A white paper on augmented reality produced by DHL following the Ricoh tests suggested that “constant picking validation can decrease errors by as much as 40%. Although today’s picking error rate is very low, even using a pick-by-paper approach – experts estimate a rate of 0.35% – every error must be prevented, because it typically results in high follow-up costs.”

The technology sees warehouse pickers equipped with “advanced smart glasses which visually display where each picked item needs to be placed on the trolley”.

Infographic detailing warehouse operations using augmented reality glasses

Infographic detailing warehouse operations using augmented reality glasses

Introducing its work in the field to delegates at the 2014 eft 3PL summit in Amsterdam, director of DHL Trend Research Markus Kuckelhaus also suggested that the technology could also be applied in product repair work that contract logistics operators increasingly undertake as a value-added service for clients.

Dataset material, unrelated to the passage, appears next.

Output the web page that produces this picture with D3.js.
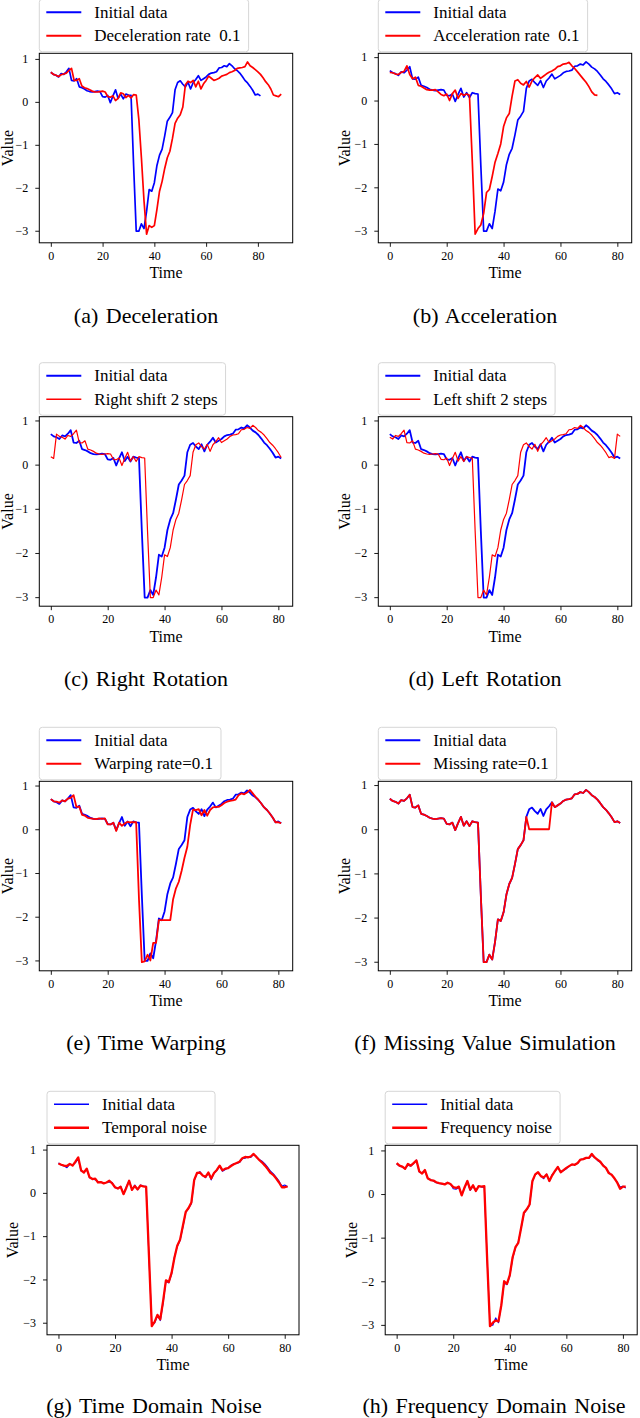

“Glasses could provide visual step-by-step instructions for assembly and repair tasks, and identify quality control issues,” he said.

He added at the time that the company was looking to extend the use of glasses into freight transportation, possibly for real-time road information.

This week, DHL Supply Chain chief information officer Markus Voss reiterated the idea augmented reality would be suitable for a range of areas.

“The Vision Picking Program is DHL Supply Chain’s first translation of what augmented reality solutions can look like for supply chains. The broad spectrum in which the technology can be applied across various sectors is exciting to us, and the potential of this technology for business is still largely untapped,” he said.

DHL also quoted research from Goldman Sachs which predicted the virtual/augmented reality market would be worth $80bn by 2025.